Second, and perhaps most importantly, a clear dividing line between emotionally-charged religious-cultural issues and substantive economic concerns is always drawn. The CSDS-Lokniti’s recent Mood of the Nation Study 2023 is very relevant in this regard. The respondents clearly identify unemployment and growing poverty as the most significant issues for the country. Even the Hindu respondents do not find the Ram temple a serious concern that might affect their everyday life. It does not mean that they have lost interest in religion. Instead, one finds a delicate balance between material life and spiritual needs — an equilibrium that allows them to practise religion without giving up secular considerations.

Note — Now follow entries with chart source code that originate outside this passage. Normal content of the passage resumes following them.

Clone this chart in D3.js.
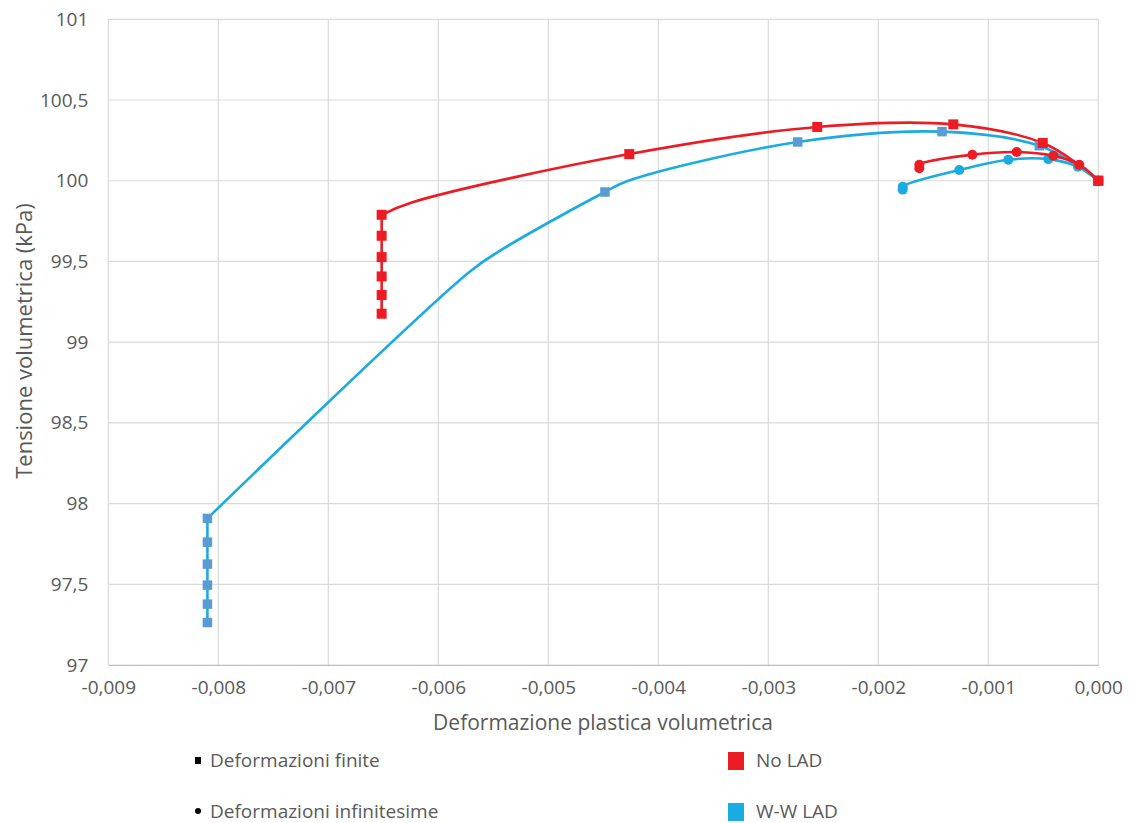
<!DOCTYPE html>
<html>
<head>
<meta charset="utf-8">
<script src="https://cdn.jsdelivr.net/npm/d3@7"></script>
<style>
  html, body { margin: 0; padding: 0; background: #fff; }
  svg { display: block; }
  text { font-family: "Open Sans", "DejaVu Sans", sans-serif; fill: #595959; }
</style>
</head>
<body>
<svg id="chart" width="1130" height="823"></svg>
<script>
// Axis ticks
const xTicks = [-0.009, -0.008, -0.007, -0.006, -0.005, -0.004, -0.003, -0.002, -0.001, 0];
const yTicks = [97, 97.5, 98, 98.5, 99, 99.5, 100, 100.5, 101];

// No LAD, finite strains (line through every point, markers where flagged)
const noLadFiniteStrain = [0, -0.000175, -0.000505, -0.001318, -0.002555, -0.004264, -0.006248, -0.006515, -0.006515, -0.006515, -0.006515, -0.006515, -0.006515];
const noLadFiniteStress = [100, 100.098, 100.234, 100.349, 100.333, 100.165, 99.864, 99.789, 99.659, 99.527, 99.407, 99.292, 99.176];
const noLadFiniteMarked = [1, 0, 1, 1, 1, 1, 0, 1, 1, 1, 1, 1, 1];

// W-W LAD, finite strains
const wwFiniteStrain = [0, -0.000185, -0.000536, -0.001421, -0.002733, -0.004273, -0.004485, -0.005409, -0.005712, -0.008099, -0.008099, -0.008099, -0.008099, -0.008099, -0.008099];
const wwFiniteStress = [100, 100.09, 100.217, 100.304, 100.240, 100.0, 99.930, 99.579, 99.438, 97.908, 97.761, 97.625, 97.495, 97.377, 97.263];
const wwFiniteMarked = [1, 0, 1, 1, 1, 0, 1, 0, 0, 1, 1, 1, 1, 1, 1];

// No LAD, infinitesimal strains
const noLadInfStrain = [0, -0.000173, -0.000409, -0.000742, -0.001145, -0.001627, -0.001627];
const noLadInfStress = [100, 100.099, 100.155, 100.178, 100.161, 100.099, 100.077];

// W-W LAD, infinitesimal strains
const wwInfStrain = [0, -0.000185, -0.000455, -0.000818, -0.001264, -0.001778, -0.001778];
const wwInfStress = [100, 100.087, 100.134, 100.130, 100.066, 99.963, 99.945];

const RED = "#ED1C24";
const CYAN = "#1AABE3";
const STEEL = "#5B9BD5";

const svg = d3.select("#chart");

const x = d3.scaleLinear().domain([-0.009, 0]).range([108.3, 1098.3]);
const y = d3.scaleLinear().domain([97, 101]).range([665, 19.3]);

const itLocale = d3.formatLocale({ decimal: ",", thousands: ".", grouping: [3], currency: ["", " €"], minus: "-" });
const fx = itLocale.format(".3f");
const fy = itLocale.format(".1~f");

// Gridlines
const grid = svg.append("g");
grid.selectAll("line.v").data(xTicks).join("line")
  .attr("x1", d => x(d)).attr("x2", d => x(d))
  .attr("y1", y(101)).attr("y2", y(97))
  .attr("stroke", "#D9D9D9").attr("stroke-width", 1.2);
grid.selectAll("line.h").data(yTicks).join("line")
  .attr("x1", x(-0.009)).attr("x2", x(0))
  .attr("y1", d => y(d)).attr("y2", d => y(d))
  .attr("stroke", "#D9D9D9").attr("stroke-width", 1.2);

// Axes (labels only; gridlines are drawn above)
const xAxis = svg.append("g").attr("transform", `translate(0,${y(97)})`)
  .call(d3.axisBottom(x).tickValues(xTicks).tickFormat(fx).tickSize(0).tickPadding(16));
xAxis.select(".domain").attr("stroke", "#BFBFBF").attr("stroke-width", 1.2);
xAxis.selectAll("text").attr("font-size", 19).attr("fill", "#595959")
  .attr("font-family", "'Open Sans', sans-serif");

const yAxis = svg.append("g").attr("transform", `translate(${x(-0.009)},0)`)
  .call(d3.axisLeft(y).tickValues(yTicks).tickFormat(fy).tickSize(0).tickPadding(20));
yAxis.select(".domain").remove();
yAxis.selectAll("text").attr("font-size", 19).attr("fill", "#595959")
  .attr("font-family", "'Open Sans', sans-serif");

// Axis titles
svg.append("text").attr("x", 603).attr("y", 730).attr("text-anchor", "middle")
  .attr("font-size", 21).text("Deformazione plastica volumetrica");
svg.append("text").attr("transform", "translate(32,341) rotate(-90)").attr("text-anchor", "middle")
  .attr("font-size", 22).text("Tensione volumetrica (kPa)");

// Series: the smooth branch runs from the origin to the top of the vertical
// unloading column; the column itself is a straight segment.
const smooth = d3.line().x(d => x(d[0])).y(d => y(d[1])).curve(d3.curveCatmullRom.alpha(0.5));
const straight = d3.line().x(d => x(d[0])).y(d => y(d[1]));
const zipPts = (xs, ys) => xs.map((v, i) => [v, ys[i]]);

function splitColumn(pts) {
  const xEnd = pts[pts.length - 1][0];
  const k = pts.findIndex(p => p[0] === xEnd);
  return { curve: pts.slice(0, k + 1), column: pts.slice(k) };
}

const finiteSeries = [
  { pts: zipPts(wwFiniteStrain, wwFiniteStress), marked: wwFiniteMarked, line: CYAN, mark: STEEL, sz: 9.5 },
  { pts: zipPts(noLadFiniteStrain, noLadFiniteStress), marked: noLadFiniteMarked, line: RED, mark: RED, sz: 10 }
];
const infSeries = [
  { pts: zipPts(wwInfStrain, wwInfStress), line: CYAN, mark: CYAN },
  { pts: zipPts(noLadInfStrain, noLadInfStress), line: RED, mark: RED }
];

finiteSeries.forEach(s => {
  const parts = splitColumn(s.pts);
  svg.append("path").attr("d", smooth(parts.curve)).attr("fill", "none")
    .attr("stroke", s.line).attr("stroke-width", 2.6).attr("stroke-linejoin", "round");
  svg.append("path").attr("d", straight(parts.column)).attr("fill", "none")
    .attr("stroke", s.line).attr("stroke-width", 2.6);
});
finiteSeries.forEach(s => {
  svg.append("g").selectAll("rect").data(s.pts.filter((d, i) => s.marked[i])).join("rect")
    .attr("x", d => x(d[0]) - s.sz / 2).attr("y", d => y(d[1]) - s.sz / 2)
    .attr("width", s.sz).attr("height", s.sz).attr("fill", s.mark);
});
infSeries.forEach(s => {
  svg.append("path").attr("d", smooth(s.pts)).attr("fill", "none")
    .attr("stroke", s.line).attr("stroke-width", 2.6).attr("stroke-linejoin", "round");
  svg.append("g").selectAll("circle").data(s.pts).join("circle")
    .attr("cx", d => x(d[0])).attr("cy", d => y(d[1])).attr("r", 5).attr("fill", s.mark);
});

// The red finite marker at the origin sits on top of everything
const origin = finiteSeries[1].pts[0];
svg.append("rect").attr("x", x(origin[0]) - 5).attr("y", y(origin[1]) - 5)
  .attr("width", 10).attr("height", 10).attr("fill", RED);

// Legend
const legend = svg.append("g");
legend.append("rect").attr("x", 195).attr("y", 757).attr("width", 6).attr("height", 7).attr("fill", "#000");
legend.append("text").attr("x", 210).attr("y", 767).attr("font-size", 19).attr("fill", "#000").text("Deformazioni finite");
legend.append("circle").attr("cx", 198).attr("cy", 811).attr("r", 3).attr("fill", "#000");
legend.append("text").attr("x", 210).attr("y", 818).attr("font-size", 19).attr("fill", "#000").text("Deformazioni infinitesime");

legend.append("rect").attr("x", 728).attr("y", 752).attr("width", 16).attr("height", 18).attr("fill", RED);
legend.append("text").attr("x", 756).attr("y", 767).attr("font-size", 19).attr("fill", "#000").text("No LAD");
legend.append("rect").attr("x", 728).attr("y", 803).attr("width", 16).attr("height", 18).attr("fill", CYAN);
legend.append("text").attr("x", 756).attr("y", 818).attr("font-size", 19).attr("fill", "#000").text("W-W LAD");
</script>
</body>
</html>
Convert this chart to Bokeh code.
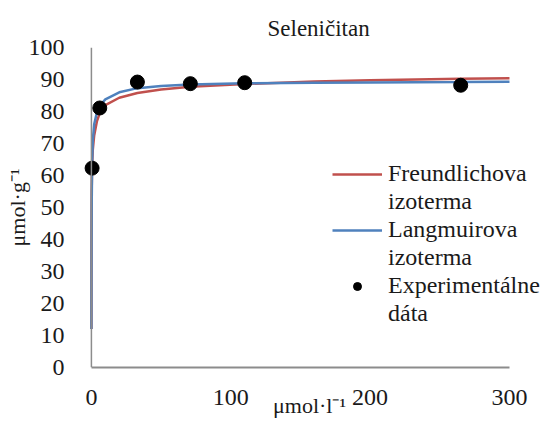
from bokeh.plotting import figure
from bokeh.models import Range1d, Legend, LegendItem, Span, FixedTicker, Title
from bokeh.embed import file_html
from bokeh.resources import INLINE

# ---- data ----
title_text = "Seleničitan"
x_label = "μmol·l⁻¹"
y_label = "μmol·g⁻¹"

exp_c = [0.5, 6, 33, 71, 110, 265]
exp_q = [62.3, 81.1, 89.2, 88.7, 89.0, 88.2]

curve_c = [0, 0.05, 0.2, 0.5, 1, 2, 4, 6, 10, 20, 33, 50, 71, 110, 160, 200, 265, 300]
langmuir_q = [12, 28, 50, 64, 71, 76, 79.8, 81.8, 83.8, 86.0, 87.3, 88.0, 88.4, 88.8, 89.0, 89.1, 89.2, 89.3]
freundlich_q = [12, 40, 55, 63, 68, 72.5, 77, 79.5, 82, 84.3, 85.8, 86.9, 87.7, 88.6, 89.4, 89.8, 90.2, 90.4]

x_ticks = [0, 100, 200, 300]
y_ticks = [0, 10, 20, 30, 40, 50, 60, 70, 80, 90, 100]

legend_lines = ["Freundlichova", "izoterma", "Langmuirova", "izoterma", "Experimentálne", "dáta"]

RED = "#C0504D"
BLUE = "#4F81BD"
FONT = "Liberation Serif"
TXT = "#1a1a1a"

p = figure(width=550, height=420, output_backend="svg", toolbar_location=None,
           x_range=Range1d(-15, 328), y_range=Range1d(0, 100),
           min_border_left=70, min_border_right=2, min_border_top=47, min_border_bottom=51)
p.outline_line_color = None
p.grid.visible = False

# title
p.title = Title(text=title_text, align="left", offset=197, text_font=FONT,
                text_font_size="23px", text_font_style="normal", text_color=TXT, standoff=13)

# axes
p.xaxis.ticker = FixedTicker(ticks=x_ticks)
p.yaxis.ticker = FixedTicker(ticks=y_ticks)
p.xaxis.bounds = (0, 300)
for ax in (p.xaxis, p.yaxis):
    ax.major_tick_line_color = None
    ax.minor_tick_line_color = None
    ax.major_label_text_font = FONT
    ax.major_label_text_font_size = "24px"
    ax.major_label_text_color = TXT
    ax.axis_label_text_font = FONT
    ax.axis_label_text_font_size = "22px"
    ax.axis_label_text_font_style = "normal"
    ax.axis_label_text_color = TXT
p.xaxis.axis_line_color = "#8c8c8c"
p.xaxis.axis_line_width = 2
p.yaxis.axis_line_color = None
p.xaxis.major_label_standoff = 16
p.yaxis.major_label_standoff = 0
p.xaxis.axis_label = x_label
p.yaxis.axis_label = y_label
p.xaxis.axis_label_standoff = -15
p.yaxis.axis_label_standoff = -4

yline = Span(location=0, dimension="height", line_color="#8c8c8c", line_width=1.5)
p.add_layout(yline)

r_f = p.line(curve_c, freundlich_q, line_color=RED, line_width=2.5)
r_l = p.line(curve_c, langmuir_q, line_color=BLUE, line_width=2.5)
r_e = p.scatter(exp_c, exp_q, size=14, fill_color="black", line_color="black")

item_renderers = [[r_f], [], [r_l], [], [r_e], []]
legend = Legend(items=[LegendItem(label=t, renderers=r) for t, r in zip(legend_lines, item_renderers)],
                location=(262, 40), padding=0, margin=0, spacing=1,
                glyph_width=50, glyph_height=20, label_standoff=6,
                label_text_font=FONT, label_text_font_size="24px",
                label_text_color=TXT,
                background_fill_alpha=0, border_line_color=None)
p.add_layout(legend)

open("out.html", "w").write(file_html(p, INLINE))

It is important to remember that these survey results should not be overstretched to discover any ‘final truth’ about India’s social life. Survey methods have their own limitations. Nevertheless, these findings take us beyond the elitist and almost polarised public debates on the question of secularism. It seems that the Indian masses still believe in peaceful coexistence of all religions/non-religious doctrines and faiths. At the same time, they evolve certain principles to create a dividing line between religious affairs and material necessities. This highly multifaceted form of ‘principled-distance’ helps them identify issues, concerns, and priorities at the grassroots level.
The political class does not want to engage with this ever-evolving secularity. It exposes its intellectual inability to construct new idioms and metaphors of secular-egalitarian politics. This has been the reason why we find an inconsistency between popular aspirations and their completely different electoral articulations.